The following code can be used to filter the number of Movies. Choosing a large threshold (like 1750) ensures that only "blockbuster" movies with that number of aggregate ratings will be considered. This is convenient (much reduced runtimes!) when developing your solution, but a less stringent threshold should be used for the result you hand in (100 is suggested). You should also apply similar filters to the Users.

To apply this filter to the ratings dataframe, you might find the `isin(filteredSet)` function useful.

In [None]:
minMovieRatings = 1750
#minMovieRatings = 100
filterMovies = ratingsDf['MovieID'].value_counts() > minMovieRatings
filterMovies = filterMovies[filterMovies].index.tolist()
len(filterMovies)

__Task 2.3__: Using the filtered ratings dataframe, count the ratings per User and plot this data in a histogram. You should do the same with the Movies and comment on the similarities and differences between the two distributions.

_Hint_

1. You might find the `groupby()` and `count()` functions suitable for generating the data you need. 

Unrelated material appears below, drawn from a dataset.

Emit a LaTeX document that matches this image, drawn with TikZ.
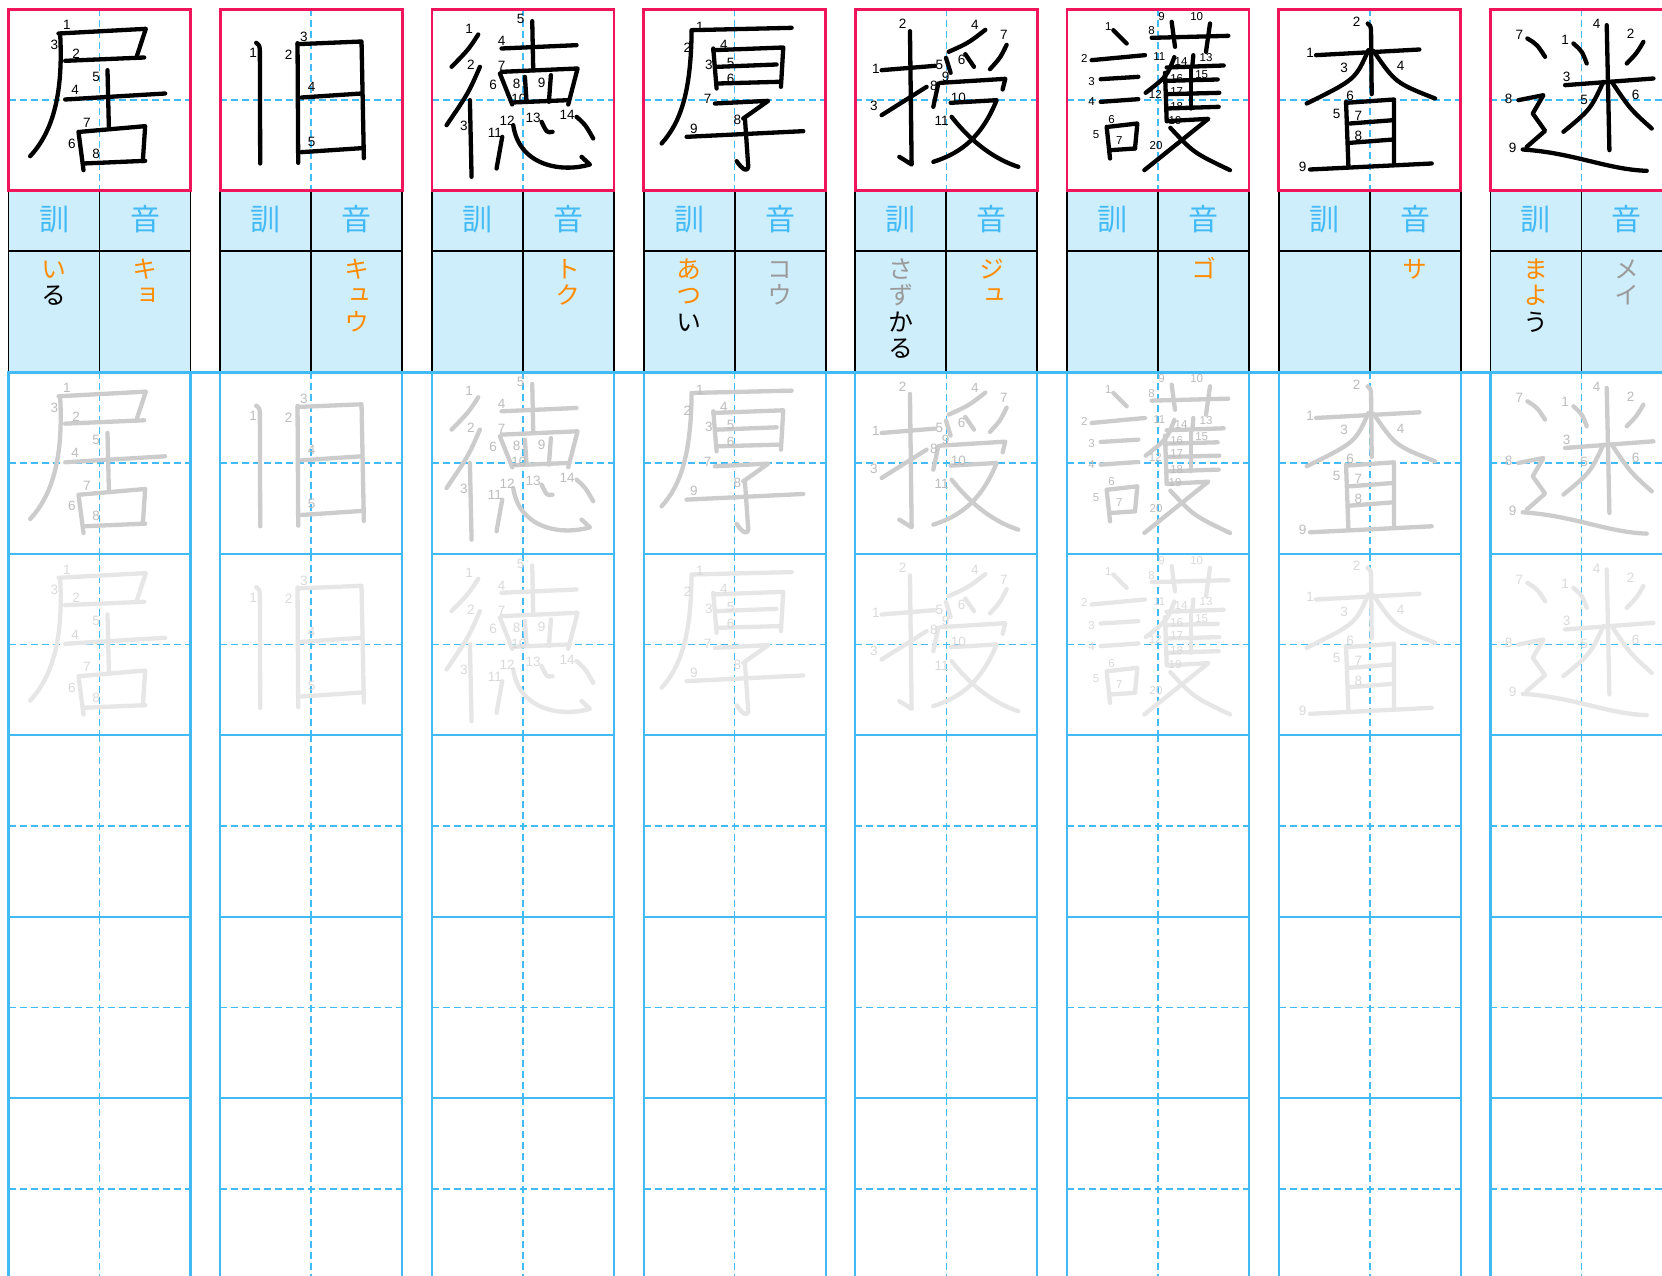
\documentclass[tikz,border=0pt]{standalone}
\usepackage{fontspec}
\newfontfamily\jpf{Noto Sans CJK JP}
\newfontfamily\jpv[RawFeature=+vert]{Noto Sans CJK JP}
\newfontfamily\numf{Liberation Sans}
\definecolor{kred}{HTML}{F0145A}
\definecolor{kblue}{HTML}{42BAF5}
\definecolor{kfill}{HTML}{CFEEFC}
\definecolor{korange}{HTML}{FF8C00}
\definecolor{kgray}{HTML}{9A9A9A}
\definecolor{tr1}{HTML}{CCCCCC}
\definecolor{tr1n}{HTML}{BDBDBD}
\definecolor{tr2}{HTML}{E6E6E6}
\definecolor{tr2n}{HTML}{DADADA}
\tikzset{
  kst/.style={line width=4.3pt, line cap=round, line join=round},
  knum/.style={font=\numf\fontsize{13.5}{14}\selectfont, inner sep=0pt},
  knums/.style={font=\numf\fontsize{11.5}{12}\selectfont, inner sep=0pt},
  rdg/.style={font=\jpv\fontsize{25}{25}\selectfont, anchor=base, inner sep=0pt},
  hdr/.style={font=\jpf\fontsize{30}{30}\selectfont, anchor=base, inner sep=0pt, text=kblue},
  hline/.style={draw=black, line width=1.8pt},
  guide/.style={draw=kblue, line width=1.6pt, dash pattern=on 7pt off 4pt},
  gridl/.style={draw=kblue, line width=2.2pt},
  redbox/.style={draw=kred, line width=2.6pt}
}
% ---- kanji ----
\newcommand\KKyo[2]{%
\draw[kst,#1] (150,72) -- (412,58) -- (385,140);
\draw[kst,#1] (170,154) -- (407,144);
\draw[kst,#1] (155,74) .. controls (165,260) and (130,370) .. (65,440);
\draw[kst,#1] (170,270) -- (470,252);
\draw[kst,#1] (297,182) -- (301,350);
\draw[kst,#1] (210,367) -- (225,482);
\draw[kst,#1] (215,367) -- (410,350) -- (403,455);
\draw[kst,#1] (225,462) -- (410,454);
\foreach \n/\a/\b in {1/175/47,2/203/132,3/138/107,4/200/242,5/263/202,6/190/402,7/235/340,8/263/432}
  \node[knum,text=#2] (kyo\n) at (\a,\b) {\n};
}
\newcommand\KKyu[2]{%
\draw[kst,#1] (108,100) .. controls (118,108) .. (119,125) -- (120,462);
\draw[kst,#1] (232,101) -- (234,460);
\draw[kst,#1] (232,104) -- (424,96) -- (431,446);
\draw[kst,#1] (244,264) -- (424,252);
\draw[kst,#1] (244,428) -- (424,416);
\foreach \n/\a/\b in {1/99/131,2/205/136,3/251/81,4/274/233,5/274/396}
  \node[knum,text=#2] (kyu\n) at (\a,\b) {\n};
}
\newcommand\KToku[2]{%
\draw[kst,#1] (139,75) .. controls (110,120) .. (59,172);
\draw[kst,#1] (144,172) .. controls (110,250) .. (44,347);
\draw[kst,#1] (114,272) -- (119,502);
\draw[kst,#1] (209,117) -- (434,107);
\draw[kst,#1] (301,35) -- (304,182);
\draw[kst,#1] (204,192) -- (241,285);
\draw[kst,#1] (209,187) -- (437,177) -- (409,285);
\draw[kst,#1] (279,202) -- (284,277);
\draw[kst,#1] (357,197) -- (351,277);
\draw[kst,#1] (241,279) -- (409,272);
\draw[kst,#1] (211,382) -- (194,477);
\draw[kst,#1] (244,347) .. controls (262,470) and (390,490) .. (474,465) -- (449,442);
\draw[kst,#1] (329,337) .. controls (345,370) .. (362,367);
\draw[kst,#1] (434,322) .. controls (460,345) .. (484,387);
\foreach \n/\a/\b in {1/112/57,2/117/167,3/96/349,4/209/95,5/266/29,6/184/225,7/209/170,8/254/222,9/329/219,10/261/269,11/189/369,12/226/333,13/304/325,14/406/317}
  \node[knum,text=#2] (toku\n) at (\a,\b) {\n};
}
\newcommand\KKou[2]{%
\draw[kst,#1] (144,62) -- (444,55);
\draw[kst,#1] (144,65) .. controls (142,250) and (110,340) .. (54,402);
\draw[kst,#1] (209,117) -- (219,237);
\draw[kst,#1] (209,122) -- (419,114) -- (412,232);
\draw[kst,#1] (222,172) -- (399,165);
\draw[kst,#1] (224,222) -- (404,217);
\draw[kst,#1] (214,282) -- (374,274) -- (299,327);
\draw[kst,#1] (304,327) -- (314,472) .. controls (312,488) and (298,482) .. (279,455);
\draw[kst,#1] (129,382) -- (479,365);
\foreach \n/\a/\b in {1/169/52,2/131/115,3/196/165,4/241/105,5/261/159,6/261/209,7/192/269,8/281/332,9/151/357}
  \node[knum,text=#2] (kou\n) at (\a,\b) {\n};
}
\newcommand\KJu[2]{%
\draw[kst,#1] (79,182) -- (239,169);
\draw[kst,#1] (164,65) -- (169,465) -- (132,442);
\draw[kst,#1] (79,317) -- (214,232);
\draw[kst,#1] (390,61) .. controls (340,100) .. (280,127);
\draw[kst,#1] (272,145) -- (286,190);
\draw[kst,#1] (330,134) .. controls (345,152) .. (356,172);
\draw[kst,#1] (454,106) .. controls (435,145) .. (404,179);
\draw[kst,#1] (249,222) -- (234,292);
\draw[kst,#1] (256,220) -- (450,208) -- (442,240);
\draw[kst,#1] (286,280) -- (424,272) .. controls (380,380) and (320,430) .. (234,457);
\draw[kst,#1] (289,322) .. controls (350,400) and (420,450) .. (489,472);
\foreach \n/\a/\b in {1/62/177,2/142/42,3/56/290,4/359/47,5/252/167,6/319/152,7/446/77,8/236/229,9/271/202,10/309/265,11/259/335}
  \node[knum,text=#2] (ju\n) at (\a,\b) {\n};
}
\newcommand\KGo[2]{%
\draw[kst,#1] (139,62) -- (179,102);
\draw[kst,#1] (74,152) -- (234,137);
\draw[kst,#1] (101,209) -- (214,202);
\draw[kst,#1] (101,277) -- (214,269);
\draw[kst,#1] (119,352) -- (129,447);
\draw[kst,#1] (124,352) -- (211,342) -- (204,417);
\draw[kst,#1] (131,422) -- (204,417);
\draw[kst,#1] (254,85) -- (484,79);
\draw[kst,#1] (314,37) -- (324,112);
\draw[kst,#1] (429,42) -- (417,127);
\draw[kst,#1] (322,143) .. controls (300,200) .. (236,250);
\draw[kst,#1] (294,190) -- (299,332);
\draw[kst,#1] (379,137) -- (376,170);
\draw[kst,#1] (299,174) -- (470,168);
\draw[kst,#1] (371,177) -- (371,297);
\draw[kst,#1] (299,214) -- (452,210);
\draw[kst,#1] (299,254) -- (457,250);
\draw[kst,#1] (299,297) -- (455,292);
\draw[kst,#1] (299,335) -- (424,328) -- (232,482);
\draw[kst,#1] (310,355) .. controls (380,430) .. (489,482);
\foreach \n/\a/\b in {1/124/52,2/52/147,3/74/215,4/74/277,5/87/375,6/134/329,7/157/392,8/254/64,9/284/20,10/389/20,11/277/142,12/265/256,13/417/144,14/342/156,15/404/194,16/329/206,17/329/245,18/329/291,19/324/332,20/267/409}
  \node[knums,text=#2] (go\n) at (\a,\b) {\n};
}
\newcommand\KSa[2]{%
\draw[kst,#1] (112,137) -- (422,120);
\draw[kst,#1] (267,42) .. controls (275,48) .. (277,62) -- (279,254);
\draw[kst,#1] (269,122) .. controls (230,210) .. (84,282);
\draw[kst,#1] (284,124) .. controls (350,220) .. (469,267);
\draw[kst,#1] (202,277) -- (209,467);
\draw[kst,#1] (202,280) -- (346,270) -- (346,462);
\draw[kst,#1] (214,342) -- (344,332);
\draw[kst,#1] (214,400) -- (344,390);
\draw[kst,#1] (94,480) -- (459,462);
\foreach \n/\a/\b in {1/94/130,2/234/37,3/196/174,4/366/169,5/174/312,6/214/260,7/239/320,8/239/380,9/72/472}
  \node[knum,text=#2] (sa\n) at (\a,\b) {\n};
}
\newcommand\KMei[2]{%
\draw[kst,#1] (249,102) .. controls (275,125) .. (289,162);
\draw[kst,#1] (459,97) .. controls (440,130) .. (409,162);
\draw[kst,#1] (224,227) -- (489,207);
\draw[kst,#1] (349,47) -- (357,422);
\draw[kst,#1] (339,217) .. controls (300,300) .. (219,367);
\draw[kst,#1] (364,217) .. controls (420,300) .. (484,357);
\draw[kst,#1] (111,87) .. controls (140,105) .. (164,142);
\draw[kst,#1] (84,272) -- (159,257) -- (127,312) -- (164,364) -- (109,412);
\draw[kst,#1] (97,420) .. controls (250,430) and (350,480) .. (469,484);
\foreach \n/\a/\b in {7/87/77,1/224/90,4/319/44,2/421/72,3/229/202,5/281/270,6/436/257,8/55/267,9/67/415}
  \node[knum,text=#2] (mei\n) at (\a,\b) {\n};
}
\newcommand\putk[2]{%
 \begin{scope}[shift={(#2,9.5)},scale=1/3] #1{black}{black} \end{scope}
 \begin{scope}[shift={(#2,372.3)},scale=1/3] #1{tr1}{tr1n} \end{scope}
 \begin{scope}[shift={(#2,553.8)},scale=1/3] #1{tr2}{tr2n} \end{scope}
}
\newcommand\rd[4]{\node[rdg,text=#1] at ({#2},{278+26.5*#3}) {#4};}
\begin{document}
\begin{tikzpicture}[x=1pt,y=-1pt]
\useasboundingbox (0,0) rectangle (1662,1276);
\clip (0,0) rectangle (1662,1276);
\fill[white] (0,0) rectangle (1662,1276);
\foreach \cc in {8.5,220.2,431.9,643.6,855.3,1067,1278.7,1490.4} {
  \fill[kfill] (\cc,190.7) rectangle ({\cc+182},372.3);
  \draw[hline] (\cc,190.7) -- (\cc,372.3) ({\cc+91},190.7) -- ({\cc+91},372.3)
     ({\cc+182},190.7) -- ({\cc+182},372.3) (\cc,251) -- ({\cc+182},251);
  \fill[white] (\cc,9.5) rectangle ({\cc+182},190.7);
  \draw[guide] ({\cc+91},9.5) -- ({\cc+91},190.7) (\cc,100.1) -- ({\cc+182},100.1);
  \draw[redbox] (\cc,9.5) rectangle ({\cc+182},190.7);
  \foreach \r in {0,...,4} {
    \pgfmathsetmacro\ya{372.3+181.5*\r}
    \draw[guide] ({\cc+91},\ya) -- ({\cc+91},{\ya+181.5}) (\cc,{\ya+90.75}) -- ({\cc+182},{\ya+90.75});
    \draw[gridl] (\cc,\ya) rectangle ({\cc+182},{\ya+181.5});
  }
  \node[hdr] (kun) at ({\cc+45.5},230.4) {訓};
  \node[hdr] (on) at ({\cc+136.5},230.4) {音};
}
\draw[gridl, line width=2.8pt] (8.5,372.3) -- (1662,372.3);
% kanji
\putk{\KKyo}{8.5}
\putk{\KKyu}{220.2}
\putk{\KToku}{431.9}
\putk{\KKou}{643.6}
\putk{\KJu}{855.3}
\putk{\KGo}{1067}
\putk{\KSa}{1278.7}
\putk{\KMei}{1490.4}
% readings
\rd{korange}{54}{0}{い}\rd{black}{54}{1}{る}
\rd{korange}{145}{0}{キ}\rd{korange}{145}{1}{ョ}
\rd{korange}{356.7}{0}{キ}\rd{korange}{356.7}{1}{ュ}\rd{korange}{356.7}{2}{ウ}
\rd{korange}{568.4}{0}{ト}\rd{korange}{568.4}{1}{ク}
\rd{korange}{689.1}{0}{あ}\rd{korange}{689.1}{1}{つ}\rd{black}{689.1}{2}{い}
\rd{kgray}{780.1}{0}{コ}\rd{kgray}{780.1}{1}{ウ}
\rd{kgray}{900.8}{0}{さ}\rd{kgray}{900.8}{1}{ず}\rd{black}{900.8}{2}{か}\rd{black}{900.8}{3}{る}
\rd{korange}{991.8}{0}{ジ}\rd{korange}{991.8}{1}{ュ}
\rd{korange}{1203.5}{0}{ゴ}
\rd{korange}{1415.2}{0}{サ}
\rd{korange}{1535.9}{0}{ま}\rd{korange}{1535.9}{1}{よ}\rd{black}{1535.9}{2}{う}
\rd{kgray}{1626.9}{0}{メ}\rd{kgray}{1626.9}{1}{イ}
\end{tikzpicture}
\end{document}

__Task 2.4__: Repeat Task 2.3 above, but deriving the average ratings rather than their counts.

__Task 2.5__: Load the (filtered) movies ratings data from the dataframe we have been exploring into the preferred 3-column format used by the `scikit-suprise` package. Now benchmark the performance (in terms of RMS error, time to fit, and time to generate predictions for test data) of the `SVD()`, `SlopeOne()`, `NMF()`, `KNNBasic()` recommendation algorithms. Discuss the strengths and weaknesses of each algorithm, based on its benchmarked results.

_Hints_

1. `scikit-surprise` provides `Reader` and `Dataset` functions to load one dataframe from another.
2. `scikit-surprise` also provides a `cross_validate` function that can be used to estimate the test error in the test data, using the requested error metric.
3. When collecting the benchmark data, you might find it convenient to loop over the algorithms and to add the results for each algorithm as a row to your benchmark array or dataframe.